Linux Network Architecture

   

Chapter 13. The TCP/IP Protocols

This chapter introduces the TCP/IP protocol suite, which represents the basis of the popular Internet. Chapter 3 introduced the TCP/IP reference model. The sections in this chapter and the following chapters begin with an introduction of the tasks of each of these protocols and then describe how they operate and how they are implemented in Linux.

The history of the Internet and its protocols began in 1961, when Leonard Kleinrock developed packet-switching theory at MIT. His work was based on the idea of splitting data into many small packets and sending them to the destination separately, without specifying the exact path. After initial skepticism, the principle was eventually used in a research project of ARPA (Advanced Research Projects Agency), a division of the United States Department of Defense. In 1968, ARPA granted a budget of more than half a million dollars for a heterogeneous network, which was called ARPANET.

In 1969, this experimental network connected the four universities of Los Angeles (UCLA), Santa Barbara (UCSB), Utah, and the Stanford Research Institute (SRI) and expanded very quickly. Later, satellite and cellular links were successfully connected to the ARPANET. In one impressive demonstration, a truck in California was connected with the next university over a radio link and used the satellite network to access a computer based in London, UK.

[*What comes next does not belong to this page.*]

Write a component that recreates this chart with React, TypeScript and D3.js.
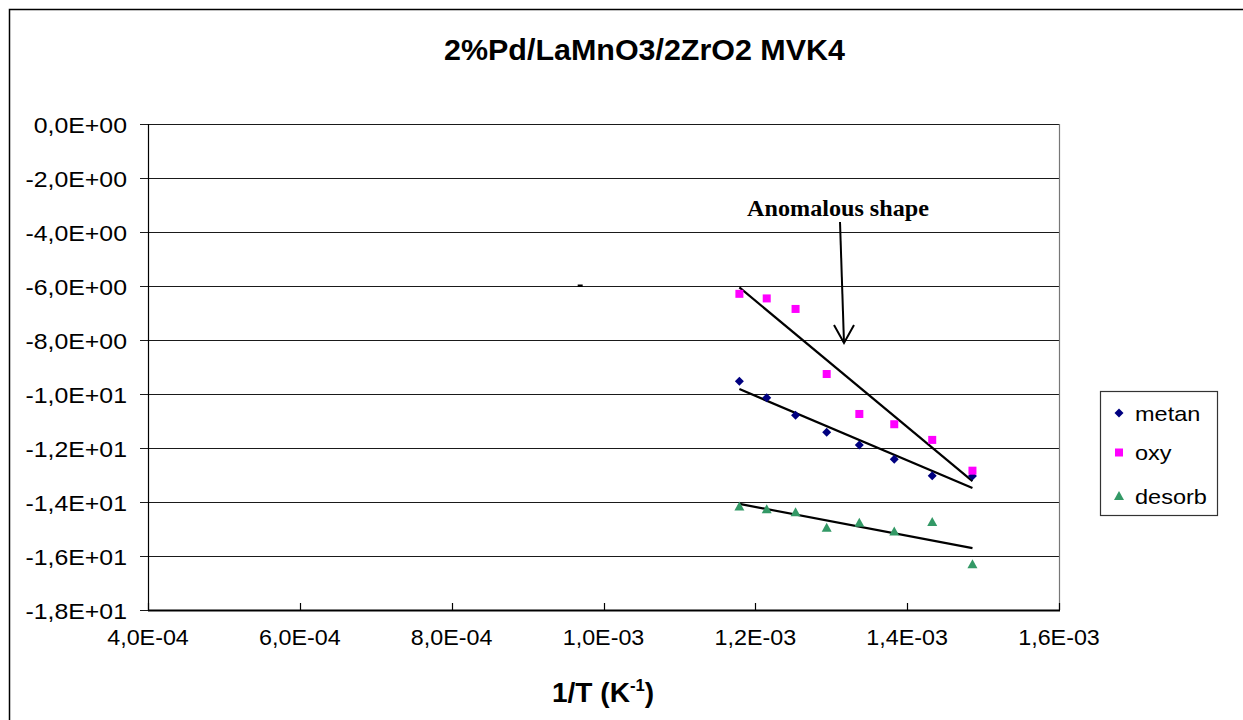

This system was used intensively in the years following. On the basis of the knowledge gained from this system, a second generation of protocols was developed. By 1982, a protocol suite with the two important protocols, TCP and IP, had been specified. Today, the name TCP/IP is used for the entire protocol suite. In 1983, TCP/IP became the standard protocol for the ARPANET. The TCP/IP protocols proved particularly suitable for providing a reliable connection of networks within the continually growing ARPANET. ARPA was very interested in establishing the new protocols and convinced the University of California at Berkeley to integrate the TCP/IP protocols into its widely used Berkeley UNIX operating system. They used the principle of sockets to design applications with network functionality. This helped the TCP/IP protocols to soon become very popular for the exchange of data between applications.

In the following years, the ARPANET had grown to a size that made the management of all computers IP addresses in one single file too expensive. As a consequence, the Domain Name Service (DNS) was developed and is used to hide IP addresses behind easy-to-remember computer and domain names. Today, the Internet protocol Version 4 is the most frequently used network-layer protocol. However, it was not designed for such an enormous proliferation and has already hit its capacity limits, so a new version had to be developed. The new Internet Protocol Version 6 is also called IPv6 or IPng.